* **Exercise**: Quote each line of the material verbatim, without the pictures.

— Begin Stored data —

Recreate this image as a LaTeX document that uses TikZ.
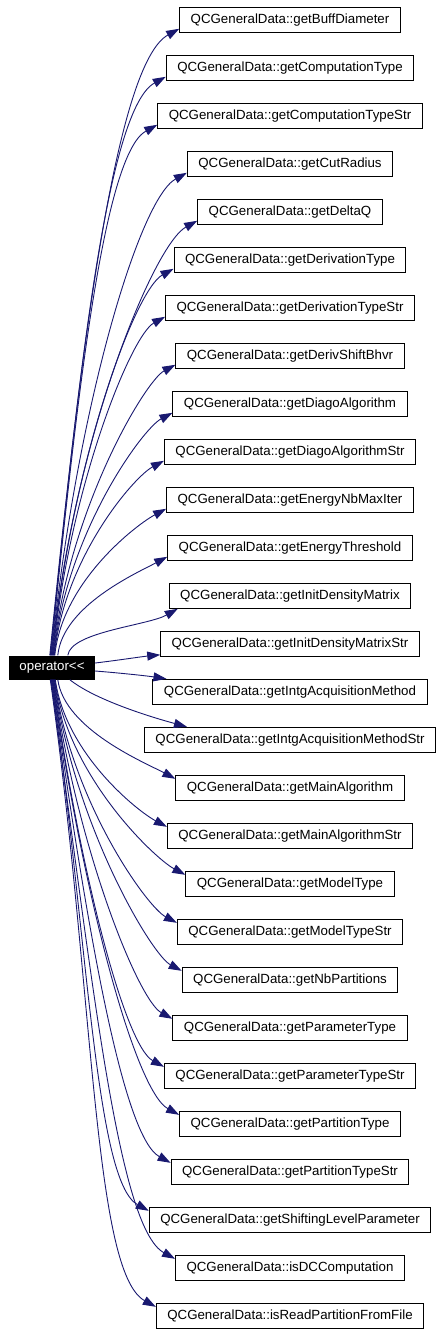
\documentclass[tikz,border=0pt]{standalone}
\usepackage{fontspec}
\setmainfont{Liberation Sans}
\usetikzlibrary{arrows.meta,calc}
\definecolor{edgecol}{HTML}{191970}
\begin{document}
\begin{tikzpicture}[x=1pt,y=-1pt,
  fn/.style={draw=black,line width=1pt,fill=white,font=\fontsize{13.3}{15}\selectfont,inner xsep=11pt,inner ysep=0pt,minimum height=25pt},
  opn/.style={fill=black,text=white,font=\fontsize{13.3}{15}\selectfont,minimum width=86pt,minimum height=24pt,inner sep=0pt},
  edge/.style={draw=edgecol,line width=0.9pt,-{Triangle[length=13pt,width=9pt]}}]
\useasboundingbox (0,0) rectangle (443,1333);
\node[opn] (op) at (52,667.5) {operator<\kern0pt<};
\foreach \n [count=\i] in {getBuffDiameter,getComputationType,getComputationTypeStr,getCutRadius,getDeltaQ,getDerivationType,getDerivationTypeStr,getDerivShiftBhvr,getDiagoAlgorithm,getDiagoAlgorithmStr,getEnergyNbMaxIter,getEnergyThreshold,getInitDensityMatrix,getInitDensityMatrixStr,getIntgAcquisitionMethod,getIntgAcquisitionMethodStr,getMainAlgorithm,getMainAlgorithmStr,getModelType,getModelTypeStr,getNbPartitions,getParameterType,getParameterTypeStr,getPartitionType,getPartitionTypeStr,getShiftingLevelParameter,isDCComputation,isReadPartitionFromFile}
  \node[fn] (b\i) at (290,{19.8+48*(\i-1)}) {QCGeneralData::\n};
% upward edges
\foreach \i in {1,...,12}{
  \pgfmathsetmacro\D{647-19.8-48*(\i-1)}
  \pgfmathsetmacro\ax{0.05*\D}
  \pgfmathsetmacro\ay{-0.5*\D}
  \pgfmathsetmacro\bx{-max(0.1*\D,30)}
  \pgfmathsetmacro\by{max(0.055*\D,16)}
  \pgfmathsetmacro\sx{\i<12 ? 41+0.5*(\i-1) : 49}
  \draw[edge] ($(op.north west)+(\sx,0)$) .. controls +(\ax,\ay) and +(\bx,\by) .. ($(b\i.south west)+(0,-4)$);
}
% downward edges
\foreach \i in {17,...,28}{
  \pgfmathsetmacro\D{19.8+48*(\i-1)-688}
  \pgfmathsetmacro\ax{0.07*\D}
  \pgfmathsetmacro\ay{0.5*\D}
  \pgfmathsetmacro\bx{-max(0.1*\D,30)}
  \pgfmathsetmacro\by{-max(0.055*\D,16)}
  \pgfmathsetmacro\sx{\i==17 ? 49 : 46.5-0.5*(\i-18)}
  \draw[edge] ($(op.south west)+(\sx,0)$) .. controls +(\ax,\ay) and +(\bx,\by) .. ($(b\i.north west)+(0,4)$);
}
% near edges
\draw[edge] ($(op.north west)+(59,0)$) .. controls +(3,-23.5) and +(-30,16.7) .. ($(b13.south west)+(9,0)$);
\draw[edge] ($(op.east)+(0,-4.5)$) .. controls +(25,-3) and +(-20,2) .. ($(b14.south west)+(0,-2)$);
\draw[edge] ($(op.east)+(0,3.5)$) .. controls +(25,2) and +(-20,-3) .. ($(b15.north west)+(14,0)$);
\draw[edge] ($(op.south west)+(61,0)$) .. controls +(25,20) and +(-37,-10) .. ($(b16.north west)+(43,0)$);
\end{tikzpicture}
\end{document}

— End Stored data —

* **Worked solution**:
Recreate this image as a LaTeX document that uses TikZ.
\documentclass[tikz,border=0pt]{standalone}
\usepackage{fontspec}
\setmainfont{Liberation Sans}
\usetikzlibrary{arrows.meta,calc}
\definecolor{edgecol}{HTML}{191970}
\begin{document}
\begin{tikzpicture}[x=1pt,y=-1pt,
  fn/.style={draw=black,line width=1pt,fill=white,font=\fontsize{13.3}{15}\selectfont,inner xsep=11pt,inner ysep=0pt,minimum height=25pt},
  opn/.style={fill=black,text=white,font=\fontsize{13.3}{15}\selectfont,minimum width=86pt,minimum height=24pt,inner sep=0pt},
  edge/.style={draw=edgecol,line width=0.9pt,-{Triangle[length=13pt,width=9pt]}}]
\useasboundingbox (0,0) rectangle (443,1333);
\node[opn] (op) at (52,667.5) {operator<\kern0pt<};
\foreach \n [count=\i] in {getBuffDiameter,getComputationType,getComputationTypeStr,getCutRadius,getDeltaQ,getDerivationType,getDerivationTypeStr,getDerivShiftBhvr,getDiagoAlgorithm,getDiagoAlgorithmStr,getEnergyNbMaxIter,getEnergyThreshold,getInitDensityMatrix,getInitDensityMatrixStr,getIntgAcquisitionMethod,getIntgAcquisitionMethodStr,getMainAlgorithm,getMainAlgorithmStr,getModelType,getModelTypeStr,getNbPartitions,getParameterType,getParameterTypeStr,getPartitionType,getPartitionTypeStr,getShiftingLevelParameter,isDCComputation,isReadPartitionFromFile}
  \node[fn] (b\i) at (290,{19.8+48*(\i-1)}) {QCGeneralData::\n};
% upward edges
\foreach \i in {1,...,12}{
  \pgfmathsetmacro\D{647-19.8-48*(\i-1)}
  \pgfmathsetmacro\ax{0.05*\D}
  \pgfmathsetmacro\ay{-0.5*\D}
  \pgfmathsetmacro\bx{-max(0.1*\D,30)}
  \pgfmathsetmacro\by{max(0.055*\D,16)}
  \pgfmathsetmacro\sx{\i<12 ? 41+0.5*(\i-1) : 49}
  \draw[edge] ($(op.north west)+(\sx,0)$) .. controls +(\ax,\ay) and +(\bx,\by) .. ($(b\i.south west)+(0,-4)$);
}
% downward edges
\foreach \i in {17,...,28}{
  \pgfmathsetmacro\D{19.8+48*(\i-1)-688}
  \pgfmathsetmacro\ax{0.07*\D}
  \pgfmathsetmacro\ay{0.5*\D}
  \pgfmathsetmacro\bx{-max(0.1*\D,30)}
  \pgfmathsetmacro\by{-max(0.055*\D,16)}
  \pgfmathsetmacro\sx{\i==17 ? 49 : 46.5-0.5*(\i-18)}
  \draw[edge] ($(op.south west)+(\sx,0)$) .. controls +(\ax,\ay) and +(\bx,\by) .. ($(b\i.north west)+(0,4)$);
}
% near edges
\draw[edge] ($(op.north west)+(59,0)$) .. controls +(3,-23.5) and +(-30,16.7) .. ($(b13.south west)+(9,0)$);
\draw[edge] ($(op.east)+(0,-4.5)$) .. controls +(25,-3) and +(-20,2) .. ($(b14.south west)+(0,-2)$);
\draw[edge] ($(op.east)+(0,3.5)$) .. controls +(25,2) and +(-20,-3) .. ($(b15.north west)+(14,0)$);
\draw[edge] ($(op.south west)+(61,0)$) .. controls +(25,20) and +(-37,-10) .. ($(b16.north west)+(43,0)$);
\end{tikzpicture}
\end{document}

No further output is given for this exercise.